What you are asked to do
Exactly the lines from the start of the data below through the line that contains "YAxis, CartesianGrid, ReferenceLine" are to be copied, with pictures left out.

Material provided
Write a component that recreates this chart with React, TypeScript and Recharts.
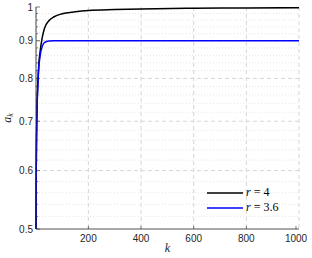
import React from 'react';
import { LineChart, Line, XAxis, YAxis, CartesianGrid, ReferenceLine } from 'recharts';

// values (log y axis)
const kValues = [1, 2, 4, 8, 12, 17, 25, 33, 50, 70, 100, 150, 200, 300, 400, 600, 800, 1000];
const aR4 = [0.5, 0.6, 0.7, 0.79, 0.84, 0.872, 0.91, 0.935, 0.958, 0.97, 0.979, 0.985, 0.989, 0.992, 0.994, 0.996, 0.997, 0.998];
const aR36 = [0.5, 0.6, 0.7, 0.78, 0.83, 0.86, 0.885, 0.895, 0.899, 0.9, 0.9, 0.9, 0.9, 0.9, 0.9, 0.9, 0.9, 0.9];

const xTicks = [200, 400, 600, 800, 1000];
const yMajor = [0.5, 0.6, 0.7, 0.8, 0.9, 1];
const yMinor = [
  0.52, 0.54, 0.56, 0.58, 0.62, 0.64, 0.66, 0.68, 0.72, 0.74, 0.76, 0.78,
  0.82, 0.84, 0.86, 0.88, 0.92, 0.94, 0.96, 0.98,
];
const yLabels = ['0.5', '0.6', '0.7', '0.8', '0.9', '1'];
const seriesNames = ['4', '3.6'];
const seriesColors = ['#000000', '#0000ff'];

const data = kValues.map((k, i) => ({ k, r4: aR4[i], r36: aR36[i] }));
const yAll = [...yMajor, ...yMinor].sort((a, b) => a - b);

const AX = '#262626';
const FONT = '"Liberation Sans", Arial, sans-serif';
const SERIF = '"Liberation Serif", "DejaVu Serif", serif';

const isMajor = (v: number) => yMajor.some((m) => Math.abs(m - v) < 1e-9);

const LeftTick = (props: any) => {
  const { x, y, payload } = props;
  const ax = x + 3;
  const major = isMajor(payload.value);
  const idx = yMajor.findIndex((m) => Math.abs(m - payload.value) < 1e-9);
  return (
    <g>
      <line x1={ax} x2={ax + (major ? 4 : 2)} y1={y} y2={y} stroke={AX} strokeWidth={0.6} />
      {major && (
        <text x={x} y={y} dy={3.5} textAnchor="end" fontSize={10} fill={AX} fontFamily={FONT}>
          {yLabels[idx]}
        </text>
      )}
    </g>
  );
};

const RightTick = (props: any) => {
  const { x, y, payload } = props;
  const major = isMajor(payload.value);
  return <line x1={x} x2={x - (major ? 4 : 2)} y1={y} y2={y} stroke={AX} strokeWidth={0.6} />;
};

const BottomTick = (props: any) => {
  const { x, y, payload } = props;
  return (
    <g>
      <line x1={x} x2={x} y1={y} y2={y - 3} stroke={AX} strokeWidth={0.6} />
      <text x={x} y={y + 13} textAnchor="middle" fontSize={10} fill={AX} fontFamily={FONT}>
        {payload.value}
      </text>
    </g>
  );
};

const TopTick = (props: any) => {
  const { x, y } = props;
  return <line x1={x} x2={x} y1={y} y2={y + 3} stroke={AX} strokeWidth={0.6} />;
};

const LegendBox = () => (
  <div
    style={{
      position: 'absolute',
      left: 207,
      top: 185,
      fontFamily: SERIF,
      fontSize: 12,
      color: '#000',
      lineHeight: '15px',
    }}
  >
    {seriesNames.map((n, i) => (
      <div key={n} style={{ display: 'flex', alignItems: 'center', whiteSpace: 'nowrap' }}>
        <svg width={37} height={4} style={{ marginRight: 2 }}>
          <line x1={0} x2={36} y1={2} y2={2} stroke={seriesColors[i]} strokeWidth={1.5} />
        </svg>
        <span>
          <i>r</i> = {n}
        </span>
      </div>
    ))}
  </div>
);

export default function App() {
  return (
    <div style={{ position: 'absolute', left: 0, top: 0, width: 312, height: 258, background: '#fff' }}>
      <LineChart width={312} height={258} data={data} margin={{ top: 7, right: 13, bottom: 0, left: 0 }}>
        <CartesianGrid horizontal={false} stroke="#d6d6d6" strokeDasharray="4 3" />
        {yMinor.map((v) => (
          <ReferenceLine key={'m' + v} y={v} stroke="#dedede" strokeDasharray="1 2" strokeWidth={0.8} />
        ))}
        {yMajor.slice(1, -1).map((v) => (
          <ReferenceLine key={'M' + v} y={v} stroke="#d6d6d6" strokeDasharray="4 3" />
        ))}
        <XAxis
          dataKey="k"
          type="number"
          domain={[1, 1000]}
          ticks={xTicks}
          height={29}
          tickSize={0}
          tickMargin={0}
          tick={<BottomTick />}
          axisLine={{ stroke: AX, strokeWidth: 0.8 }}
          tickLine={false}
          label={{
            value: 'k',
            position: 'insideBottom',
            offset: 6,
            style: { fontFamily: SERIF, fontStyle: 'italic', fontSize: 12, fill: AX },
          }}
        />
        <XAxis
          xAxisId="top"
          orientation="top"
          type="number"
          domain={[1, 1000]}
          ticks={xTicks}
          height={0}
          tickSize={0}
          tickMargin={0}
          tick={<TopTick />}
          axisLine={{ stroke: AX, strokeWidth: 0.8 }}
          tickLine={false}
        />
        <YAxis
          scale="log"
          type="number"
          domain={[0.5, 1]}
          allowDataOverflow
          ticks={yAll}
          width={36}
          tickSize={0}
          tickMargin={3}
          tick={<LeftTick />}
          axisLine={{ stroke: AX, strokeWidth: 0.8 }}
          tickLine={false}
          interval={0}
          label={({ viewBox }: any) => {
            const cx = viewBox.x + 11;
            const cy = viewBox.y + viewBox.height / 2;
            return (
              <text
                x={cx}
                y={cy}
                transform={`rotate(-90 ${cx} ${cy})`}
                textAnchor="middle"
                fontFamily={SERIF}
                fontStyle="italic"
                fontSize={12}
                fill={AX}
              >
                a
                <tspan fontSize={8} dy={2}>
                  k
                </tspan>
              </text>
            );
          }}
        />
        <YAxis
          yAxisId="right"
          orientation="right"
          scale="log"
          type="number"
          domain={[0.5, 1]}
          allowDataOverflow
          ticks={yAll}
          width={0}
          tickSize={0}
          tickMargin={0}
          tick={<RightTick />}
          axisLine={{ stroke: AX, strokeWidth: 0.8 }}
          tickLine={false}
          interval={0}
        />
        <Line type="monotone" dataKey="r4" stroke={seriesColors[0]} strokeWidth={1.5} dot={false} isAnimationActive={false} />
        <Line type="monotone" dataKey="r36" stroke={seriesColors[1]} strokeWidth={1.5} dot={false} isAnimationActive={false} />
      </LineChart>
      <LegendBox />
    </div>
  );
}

Exercise answer
Write a component that recreates this chart with React, TypeScript and Recharts.
import React from 'react';
import { LineChart, Line, XAxis, YAxis, CartesianGrid, ReferenceLine } from 'recharts';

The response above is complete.